[PROVIDED DATA]
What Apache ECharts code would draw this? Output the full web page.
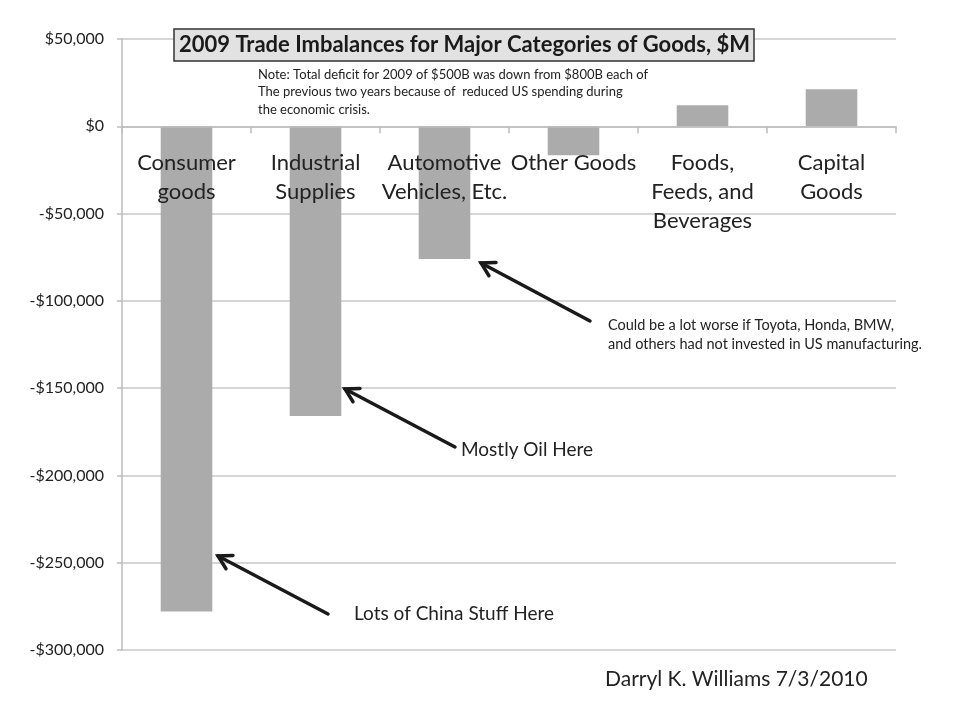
<!DOCTYPE html>
<html>
<head>
<meta charset="utf-8">
<script src="https://cdn.jsdelivr.net/npm/echarts@6/dist/echarts.min.js"></script>
<style>
html,body{margin:0;padding:0;background:#fff;}
#chart{width:960px;height:720px;}
</style>
</head>
<body>
<div id="chart"></div>
<script>
var categories = ["Consumer\ngoods", "Industrial\nSupplies", "Automotive\nVehicles, Etc.", "Other Goods", "Foods,\nFeeds, and\nBeverages", "Capital\nGoods"];
var balances = [-278000, -166000, -76000, -16600, 12000, 21200];
var yTicks = { min: -300000, max: 50000, interval: 50000 };

var titleText = "2009 Trade Imbalances for Major Categories of Goods, $M";
var noteText = "Note: Total deficit for 2009 of $500B was down from $800B each of\nThe previous two years because of  reduced US spending during\nthe economic crisis.";
var autoNote = "Could be a lot worse if Toyota, Honda, BMW,\nand others had not invested in US manufacturing.";
var oilNote = "Mostly Oil Here";
var chinaNote = "Lots of China Stuff Here";
var signature = "Darryl K. Williams 7/3/2010";

var FONT = "Lato, 'Open Sans', sans-serif";
var TXT = "#222";

function fmt(v) {
  if (v === 0) return "$0";
  var s = Math.abs(v).toString().replace(/\B(?=(\d{3})+(?!\d))/g, ",");
  return (v < 0 ? "-$" : "$") + s;
}

function arrow(x1, y1, x2, y2) {
  var dx = x1 - x2, dy = y1 - y2;
  var len = Math.sqrt(dx * dx + dy * dy);
  var ux = dx / len, uy = dy / len;
  var L = 15, a = Math.PI / 6;
  var c = Math.cos(a), s = Math.sin(a);
  var p1 = [x2 + L * (ux * c - uy * s), y2 + L * (ux * s + uy * c)];
  var p2 = [x2 + L * (ux * c + uy * s), y2 + L * (-ux * s + uy * c)];
  var st = { stroke: "#1a1a1a", lineWidth: 3.5, lineCap: "round", lineJoin: "miter" };
  return [
    { type: "line", shape: { x1: x1, y1: y1, x2: x2, y2: y2 }, style: st, z: 100 },
    { type: "polyline", shape: { points: [p1, [x2, y2], p2] }, style: st, z: 100 }
  ];
}

var GRID = { left: 122, right: 64, top: 39, bottom: 70 };
var plotH = 720 - GRID.top - GRID.bottom;
var zeroOffset = -plotH * (0 - yTicks.min) / (yTicks.max - yTicks.min);

var graphics = [];
graphics.push({ type: "text", left: 258, top: 66, z: 100,
  style: { text: noteText, font: "13px " + FONT, fill: TXT, lineHeight: 17.5 } });
graphics.push({ type: "text", left: 608, top: 316, z: 100,
  style: { text: autoNote, font: "14.5px " + FONT, fill: TXT, lineHeight: 19 } });
graphics.push({ type: "text", left: 461, top: 440, z: 100,
  style: { text: oilNote, font: "19px " + FONT, fill: TXT } });
graphics.push({ type: "text", left: 354, top: 604, z: 100,
  style: { text: chinaNote, font: "19px " + FONT, fill: TXT } });
graphics.push({ type: "text", left: 605, top: 669, z: 100,
  style: { text: signature, font: "21px " + FONT, fill: TXT } });
graphics = graphics.concat(arrow(328, 614, 218, 556));
graphics = graphics.concat(arrow(455, 447, 345, 389));
graphics = graphics.concat(arrow(590, 321, 481, 263));

var chart = echarts.init(document.getElementById("chart"));
chart.setOption({
  backgroundColor: "#fff",
  animation: false,
  title: {
    text: titleText,
    left: 174, top: 29,
    padding: [4, 4, 4, 5],
    backgroundColor: "#e2e2e2",
    borderColor: "#333",
    borderWidth: 1.5,
    textStyle: { fontFamily: FONT, fontWeight: "bold", fontSize: 22, color: "#1a1a1a", lineHeight: 24 }
  },
  grid: { left: GRID.left, right: GRID.right, top: GRID.top, bottom: GRID.bottom, containLabel: false, outerBoundsMode: "none" },
  xAxis: {
    type: "category",
    data: categories,
    position: "bottom",
    offset: zeroOffset,
    z: 10,
    axisLine: { onZero: false, lineStyle: { color: "#bdbdbd", width: 1.5 } },
    axisTick: { show: true, length: 7, alignWithLabel: false, lineStyle: { color: "#bdbdbd", width: 1.5 } },
    axisLabel: { interval: 0, margin: 22, fontFamily: FONT, fontSize: 22, lineHeight: 29, color: TXT, verticalAlign: "top", hideOverlap: false },
    splitLine: { show: false }
  },
  yAxis: {
    type: "value",
    min: yTicks.min, max: yTicks.max, interval: yTicks.interval,
    axisLine: { show: true, lineStyle: { color: "#bdbdbd", width: 1.5 } },
    axisTick: { show: true, length: 5, lineStyle: { color: "#bdbdbd", width: 1.5 } },
    axisLabel: { margin: 18, fontFamily: FONT, fontSize: 16, color: TXT, formatter: fmt },
    splitLine: { show: true, lineStyle: { color: "#c8c8c8", width: 1.5 } }
  },
  series: [{
    type: "bar",
    data: balances,
    barCategoryGap: "60%",
    z: 2,
    itemStyle: { color: "#ababab" }
  }],
  graphic: graphics
});
</script>
</body>
</html>
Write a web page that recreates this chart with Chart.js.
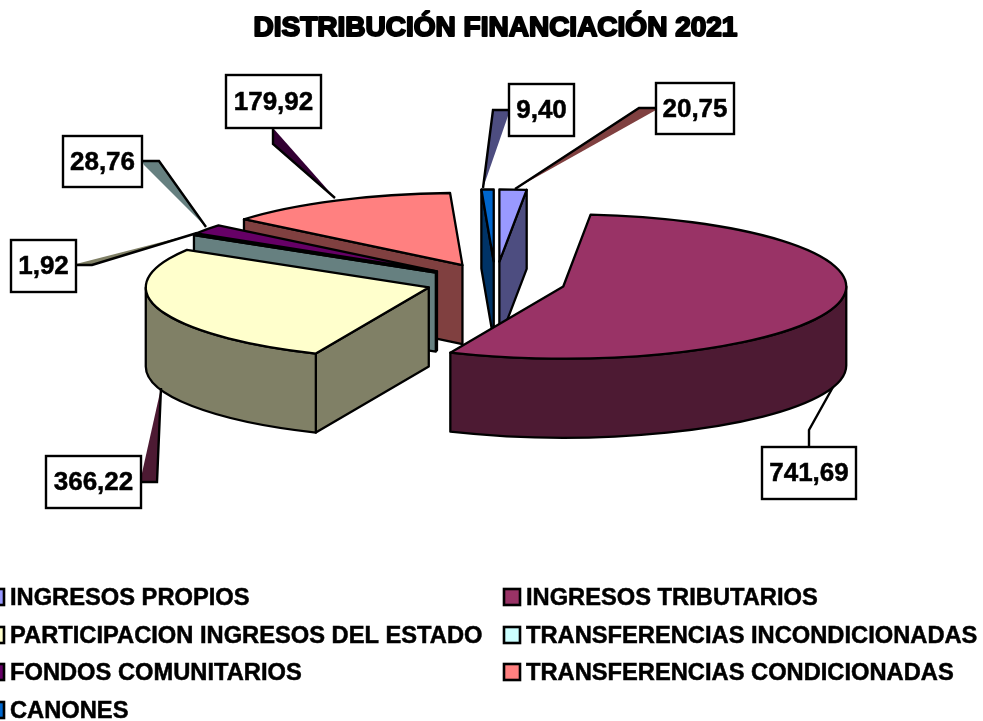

[EXERCISE PROMPT] Go back to the records above and write them out exactly, without the pictures.

[COMPLETE OUTPUT]
What Apache ECharts code would draw this? Output the full web page.
<!DOCTYPE html>
<html>
<head>
<meta charset="utf-8">
<script src="https://cdn.jsdelivr.net/npm/echarts@6/dist/echarts.min.js"></script>
<style>
html,body{margin:0;padding:0;background:#fff;}
#chart{width:960px;height:720px;}
</style>
</head>
<body>
<div id="chart"></div>
<script>
var categories = ["Consumer\ngoods", "Industrial\nSupplies", "Automotive\nVehicles, Etc.", "Other Goods", "Foods,\nFeeds, and\nBeverages", "Capital\nGoods"];
var balances = [-278000, -166000, -76000, -16600, 12000, 21200];
var yTicks = { min: -300000, max: 50000, interval: 50000 };

var titleText = "2009 Trade Imbalances for Major Categories of Goods, $M";
var noteText = "Note: Total deficit for 2009 of $500B was down from $800B each of\nThe previous two years because of  reduced US spending during\nthe economic crisis.";
var autoNote = "Could be a lot worse if Toyota, Honda, BMW,\nand others had not invested in US manufacturing.";
var oilNote = "Mostly Oil Here";
var chinaNote = "Lots of China Stuff Here";
var signature = "Darryl K. Williams 7/3/2010";

var FONT = "Lato, 'Open Sans', sans-serif";
var TXT = "#222";

function fmt(v) {
  if (v === 0) return "$0";
  var s = Math.abs(v).toString().replace(/\B(?=(\d{3})+(?!\d))/g, ",");
  return (v < 0 ? "-$" : "$") + s;
}

function arrow(x1, y1, x2, y2) {
  var dx = x1 - x2, dy = y1 - y2;
  var len = Math.sqrt(dx * dx + dy * dy);
  var ux = dx / len, uy = dy / len;
  var L = 15, a = Math.PI / 6;
  var c = Math.cos(a), s = Math.sin(a);
  var p1 = [x2 + L * (ux * c - uy * s), y2 + L * (ux * s + uy * c)];
  var p2 = [x2 + L * (ux * c + uy * s), y2 + L * (-ux * s + uy * c)];
  var st = { stroke: "#1a1a1a", lineWidth: 3.5, lineCap: "round", lineJoin: "miter" };
  return [
    { type: "line", shape: { x1: x1, y1: y1, x2: x2, y2: y2 }, style: st, z: 100 },
    { type: "polyline", shape: { points: [p1, [x2, y2], p2] }, style: st, z: 100 }
  ];
}

var GRID = { left: 122, right: 64, top: 39, bottom: 70 };
var plotH = 720 - GRID.top - GRID.bottom;
var zeroOffset = -plotH * (0 - yTicks.min) / (yTicks.max - yTicks.min);

var graphics = [];
graphics.push({ type: "text", left: 258, top: 66, z: 100,
  style: { text: noteText, font: "13px " + FONT, fill: TXT, lineHeight: 17.5 } });
graphics.push({ type: "text", left: 608, top: 316, z: 100,
  style: { text: autoNote, font: "14.5px " + FONT, fill: TXT, lineHeight: 19 } });
graphics.push({ type: "text", left: 461, top: 440, z: 100,
  style: { text: oilNote, font: "19px " + FONT, fill: TXT } });
graphics.push({ type: "text", left: 354, top: 604, z: 100,
  style: { text: chinaNote, font: "19px " + FONT, fill: TXT } });
graphics.push({ type: "text", left: 605, top: 669, z: 100,
  style: { text: signature, font: "21px " + FONT, fill: TXT } });
graphics = graphics.concat(arrow(328, 614, 218, 556));
graphics = graphics.concat(arrow(455, 447, 345, 389));
graphics = graphics.concat(arrow(590, 321, 481, 263));

var chart = echarts.init(document.getElementById("chart"));
chart.setOption({
  backgroundColor: "#fff",
  animation: false,
  title: {
    text: titleText,
    left: 174, top: 29,
    padding: [4, 4, 4, 5],
    backgroundColor: "#e2e2e2",
    borderColor: "#333",
    borderWidth: 1.5,
    textStyle: { fontFamily: FONT, fontWeight: "bold", fontSize: 22, color: "#1a1a1a", lineHeight: 24 }
  },
  grid: { left: GRID.left, right: GRID.right, top: GRID.top, bottom: GRID.bottom, containLabel: false, outerBoundsMode: "none" },
  xAxis: {
    type: "category",
    data: categories,
    position: "bottom",
    offset: zeroOffset,
    z: 10,
    axisLine: { onZero: false, lineStyle: { color: "#bdbdbd", width: 1.5 } },
    axisTick: { show: true, length: 7, alignWithLabel: false, lineStyle: { color: "#bdbdbd", width: 1.5 } },
    axisLabel: { interval: 0, margin: 22, fontFamily: FONT, fontSize: 22, lineHeight: 29, color: TXT, verticalAlign: "top", hideOverlap: false },
    splitLine: { show: false }
  },
  yAxis: {
    type: "value",
    min: yTicks.min, max: yTicks.max, interval: yTicks.interval,
    axisLine: { show: true, lineStyle: { color: "#bdbdbd", width: 1.5 } },
    axisTick: { show: true, length: 5, lineStyle: { color: "#bdbdbd", width: 1.5 } },
    axisLabel: { margin: 18, fontFamily: FONT, fontSize: 16, color: TXT, formatter: fmt },
    splitLine: { show: true, lineStyle: { color: "#c8c8c8", width: 1.5 } }
  },
  series: [{
    type: "bar",
    data: balances,
    barCategoryGap: "60%",
    z: 2,
    itemStyle: { color: "#ababab" }
  }],
  graphic: graphics
});
</script>
</body>
</html>
Write a web page that recreates this chart with Chart.js.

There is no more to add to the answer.